- [GIVEN TASK]
Omit any picture, and return the remaining data exactly as written.
>> Start GIVEN MATERIAL
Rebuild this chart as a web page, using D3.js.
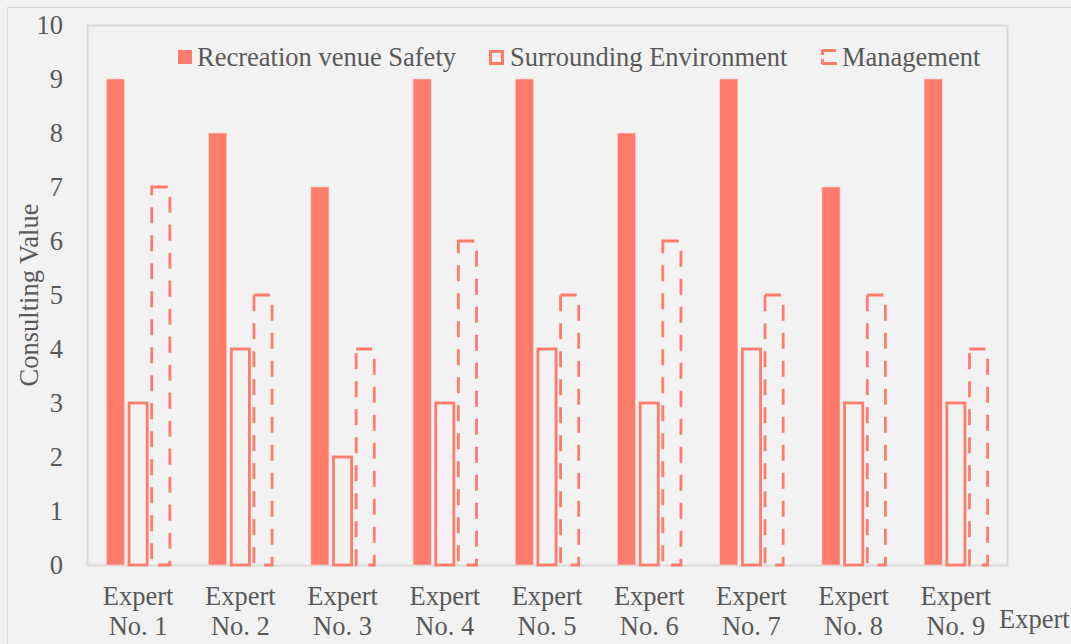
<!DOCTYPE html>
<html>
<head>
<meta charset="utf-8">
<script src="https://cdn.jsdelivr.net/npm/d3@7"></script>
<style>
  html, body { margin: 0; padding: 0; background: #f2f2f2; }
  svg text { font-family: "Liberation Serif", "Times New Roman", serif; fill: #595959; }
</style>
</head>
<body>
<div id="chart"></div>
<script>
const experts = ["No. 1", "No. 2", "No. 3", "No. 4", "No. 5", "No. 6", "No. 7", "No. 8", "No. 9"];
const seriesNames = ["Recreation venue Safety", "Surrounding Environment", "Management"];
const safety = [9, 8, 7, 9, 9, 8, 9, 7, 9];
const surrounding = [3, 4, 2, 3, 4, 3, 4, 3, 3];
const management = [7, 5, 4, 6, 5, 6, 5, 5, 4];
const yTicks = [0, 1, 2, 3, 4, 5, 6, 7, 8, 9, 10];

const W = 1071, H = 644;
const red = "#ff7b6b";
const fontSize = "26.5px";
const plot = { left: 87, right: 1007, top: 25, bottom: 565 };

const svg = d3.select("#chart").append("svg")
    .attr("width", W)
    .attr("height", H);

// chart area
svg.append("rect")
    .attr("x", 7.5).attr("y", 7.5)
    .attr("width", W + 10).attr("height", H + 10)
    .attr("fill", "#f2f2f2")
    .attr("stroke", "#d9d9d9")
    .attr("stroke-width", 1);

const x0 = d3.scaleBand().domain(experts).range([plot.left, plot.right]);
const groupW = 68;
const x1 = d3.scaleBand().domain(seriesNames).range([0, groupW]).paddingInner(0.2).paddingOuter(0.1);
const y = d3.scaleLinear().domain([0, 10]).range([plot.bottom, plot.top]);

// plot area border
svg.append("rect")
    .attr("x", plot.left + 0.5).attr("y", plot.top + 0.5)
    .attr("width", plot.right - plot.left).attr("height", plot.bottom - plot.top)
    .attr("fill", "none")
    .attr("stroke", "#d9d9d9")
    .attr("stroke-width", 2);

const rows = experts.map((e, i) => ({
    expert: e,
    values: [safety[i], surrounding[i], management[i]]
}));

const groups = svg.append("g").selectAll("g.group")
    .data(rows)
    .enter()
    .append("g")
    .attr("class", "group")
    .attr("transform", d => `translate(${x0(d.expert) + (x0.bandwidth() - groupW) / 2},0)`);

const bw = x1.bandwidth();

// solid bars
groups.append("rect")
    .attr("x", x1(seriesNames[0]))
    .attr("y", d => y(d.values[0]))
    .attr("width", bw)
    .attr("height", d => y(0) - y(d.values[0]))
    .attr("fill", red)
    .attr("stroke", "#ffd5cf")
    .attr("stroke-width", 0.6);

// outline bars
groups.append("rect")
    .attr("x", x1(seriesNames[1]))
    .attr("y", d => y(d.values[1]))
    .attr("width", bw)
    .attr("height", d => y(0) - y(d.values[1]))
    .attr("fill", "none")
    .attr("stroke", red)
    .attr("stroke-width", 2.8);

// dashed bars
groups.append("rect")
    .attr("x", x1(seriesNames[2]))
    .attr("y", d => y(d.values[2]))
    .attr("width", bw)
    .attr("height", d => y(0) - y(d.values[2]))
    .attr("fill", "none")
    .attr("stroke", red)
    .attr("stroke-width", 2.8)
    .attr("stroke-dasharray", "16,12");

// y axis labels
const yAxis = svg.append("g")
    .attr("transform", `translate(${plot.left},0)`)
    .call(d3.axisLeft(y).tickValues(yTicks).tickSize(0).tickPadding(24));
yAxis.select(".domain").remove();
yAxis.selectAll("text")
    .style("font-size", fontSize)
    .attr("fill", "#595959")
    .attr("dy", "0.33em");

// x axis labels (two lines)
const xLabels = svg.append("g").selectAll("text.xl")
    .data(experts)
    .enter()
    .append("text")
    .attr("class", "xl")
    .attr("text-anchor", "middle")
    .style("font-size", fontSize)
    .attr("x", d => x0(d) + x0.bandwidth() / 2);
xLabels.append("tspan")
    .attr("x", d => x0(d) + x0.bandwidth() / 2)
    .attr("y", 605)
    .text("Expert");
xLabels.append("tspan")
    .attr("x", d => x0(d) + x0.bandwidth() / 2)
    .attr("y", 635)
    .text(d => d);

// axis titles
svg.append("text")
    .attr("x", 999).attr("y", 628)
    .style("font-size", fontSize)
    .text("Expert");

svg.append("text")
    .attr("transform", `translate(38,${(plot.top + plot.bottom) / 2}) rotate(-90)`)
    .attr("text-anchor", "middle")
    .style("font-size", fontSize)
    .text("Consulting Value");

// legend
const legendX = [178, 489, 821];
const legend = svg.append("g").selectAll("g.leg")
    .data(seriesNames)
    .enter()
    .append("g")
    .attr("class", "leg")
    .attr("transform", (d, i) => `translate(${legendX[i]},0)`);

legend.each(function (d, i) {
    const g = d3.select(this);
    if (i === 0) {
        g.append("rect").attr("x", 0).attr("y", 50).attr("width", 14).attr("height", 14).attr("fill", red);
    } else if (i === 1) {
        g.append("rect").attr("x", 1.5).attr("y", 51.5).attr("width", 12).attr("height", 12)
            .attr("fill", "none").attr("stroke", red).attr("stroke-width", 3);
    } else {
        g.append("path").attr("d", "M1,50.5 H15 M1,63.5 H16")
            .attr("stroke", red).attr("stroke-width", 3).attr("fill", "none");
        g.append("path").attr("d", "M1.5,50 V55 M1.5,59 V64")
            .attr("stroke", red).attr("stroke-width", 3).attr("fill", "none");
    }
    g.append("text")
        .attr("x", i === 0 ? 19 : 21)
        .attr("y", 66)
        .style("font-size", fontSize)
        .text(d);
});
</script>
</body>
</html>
>> End GIVEN MATERIAL
- [THE ANSWER]
Rebuild this chart as a web page, using D3.js.
<!DOCTYPE html>
<html>
<head>
<meta charset="utf-8">
<script src="https://cdn.jsdelivr.net/npm/d3@7"></script>
<style>
  html, body { margin: 0; padding: 0; background: #f2f2f2; }
  svg text { font-family: "Liberation Serif", "Times New Roman", serif; fill: #595959; }
</style>
</head>
<body>
<div id="chart"></div>
<script>
const experts = ["No. 1", "No. 2", "No. 3", "No. 4", "No. 5", "No. 6", "No. 7", "No. 8", "No. 9"];
const seriesNames = ["Recreation venue Safety", "Surrounding Environment", "Management"];
const safety = [9, 8, 7, 9, 9, 8, 9, 7, 9];
const surrounding = [3, 4, 2, 3, 4, 3, 4, 3, 3];
const management = [7, 5, 4, 6, 5, 6, 5, 5, 4];
const yTicks = [0, 1, 2, 3, 4, 5, 6, 7, 8, 9, 10];

const W = 1071, H = 644;
const red = "#ff7b6b";
const fontSize = "26.5px";
const plot = { left: 87, right: 1007, top: 25, bottom: 565 };

const svg = d3.select("#chart").append("svg")
    .attr("width", W)
    .attr("height", H);

// chart area
svg.append("rect")
    .attr("x", 7.5).attr("y", 7.5)
    .attr("width", W + 10).attr("height", H + 10)
    .attr("fill", "#f2f2f2")
    .attr("stroke", "#d9d9d9")
    .attr("stroke-width", 1);

const x0 = d3.scaleBand().domain(experts).range([plot.left, plot.right]);
const groupW = 68;
const x1 = d3.scaleBand().domain(seriesNames).range([0, groupW]).paddingInner(0.2).paddingOuter(0.1);
const y = d3.scaleLinear().domain([0, 10]).range([plot.bottom, plot.top]);

// plot area border
svg.append("rect")
    .attr("x", plot.left + 0.5).attr("y", plot.top + 0.5)
    .attr("width", plot.right - plot.left).attr("height", plot.bottom - plot.top)
    .attr("fill", "none")
    .attr("stroke", "#d9d9d9")
    .attr("stroke-width", 2);

const rows = experts.map((e, i) => ({
    expert: e,
    values: [safety[i], surrounding[i], management[i]]
}));

const groups = svg.append("g").selectAll("g.group")
    .data(rows)
    .enter()
    .append("g")
    .attr("class", "group")
    .attr("transform", d => `translate(${x0(d.expert) + (x0.bandwidth() - groupW) / 2},0)`);

const bw = x1.bandwidth();

// solid bars
groups.append("rect")
    .attr("x", x1(seriesNames[0]))
    .attr("y", d => y(d.values[0]))
    .attr("width", bw)
    .attr("height", d => y(0) - y(d.values[0]))
    .attr("fill", red)
    .attr("stroke", "#ffd5cf")
    .attr("stroke-width", 0.6);

// outline bars
groups.append("rect")
    .attr("x", x1(seriesNames[1]))
    .attr("y", d => y(d.values[1]))
    .attr("width", bw)
    .attr("height", d => y(0) - y(d.values[1]))
    .attr("fill", "none")
    .attr("stroke", red)
    .attr("stroke-width", 2.8);

// dashed bars
groups.append("rect")
    .attr("x", x1(seriesNames[2]))
    .attr("y", d => y(d.values[2]))
    .attr("width", bw)
    .attr("height", d => y(0) - y(d.values[2]))
    .attr("fill", "none")
    .attr("stroke", red)
    .attr("stroke-width", 2.8)
    .attr("stroke-dasharray", "16,12");

// y axis labels
const yAxis = svg.append("g")
    .attr("transform", `translate(${plot.left},0)`)
    .call(d3.axisLeft(y).tickValues(yTicks).tickSize(0).tickPadding(24));
yAxis.select(".domain").remove();
yAxis.selectAll("text")
    .style("font-size", fontSize)
    .attr("fill", "#595959")
    .attr("dy", "0.33em");

// x axis labels (two lines)
const xLabels = svg.append("g").selectAll("text.xl")
    .data(experts)
    .enter()
    .append("text")
    .attr("class", "xl")
    .attr("text-anchor", "middle")
    .style("font-size", fontSize)
    .attr("x", d => x0(d) + x0.bandwidth() / 2);
xLabels.append("tspan")
    .attr("x", d => x0(d) + x0.bandwidth() / 2)
    .attr("y", 605)
    .text("Expert");
xLabels.append("tspan")
    .attr("x", d => x0(d) + x0.bandwidth() / 2)
    .attr("y", 635)
    .text(d => d);

// axis titles
svg.append("text")
    .attr("x", 999).attr("y", 628)
    .style("font-size", fontSize)
    .text("Expert");

svg.append("text")
    .attr("transform", `translate(38,${(plot.top + plot.bottom) / 2}) rotate(-90)`)
    .attr("text-anchor", "middle")
    .style("font-size", fontSize)
    .text("Consulting Value");

// legend
const legendX = [178, 489, 821];
const legend = svg.append("g").selectAll("g.leg")
    .data(seriesNames)
    .enter()
    .append("g")
    .attr("class", "leg")
    .attr("transform", (d, i) => `translate(${legendX[i]},0)`);

legend.each(function (d, i) {
    const g = d3.select(this);
    if (i === 0) {
        g.append("rect").attr("x", 0).attr("y", 50).attr("width", 14).attr("height", 14).attr("fill", red);
    } else if (i === 1) {
        g.append("rect").attr("x", 1.5).attr("y", 51.5).attr("width", 12).attr("height", 12)
            .attr("fill", "none").attr("stroke", red).attr("stroke-width", 3);
    } else {
        g.append("path").attr("d", "M1,50.5 H15 M1,63.5 H16")
            .attr("stroke", red).attr("stroke-width", 3).attr("fill", "none");
        g.append("path").attr("d", "M1.5,50 V55 M1.5,59 V64")
            .attr("stroke", red).attr("stroke-width", 3).attr("fill", "none");
    }
    g.append("text")
        .attr("x", i === 0 ? 19 : 21)
        .attr("y", 66)
        .style("font-size", fontSize)
        .text(d);
});
</script>
</body>
</html>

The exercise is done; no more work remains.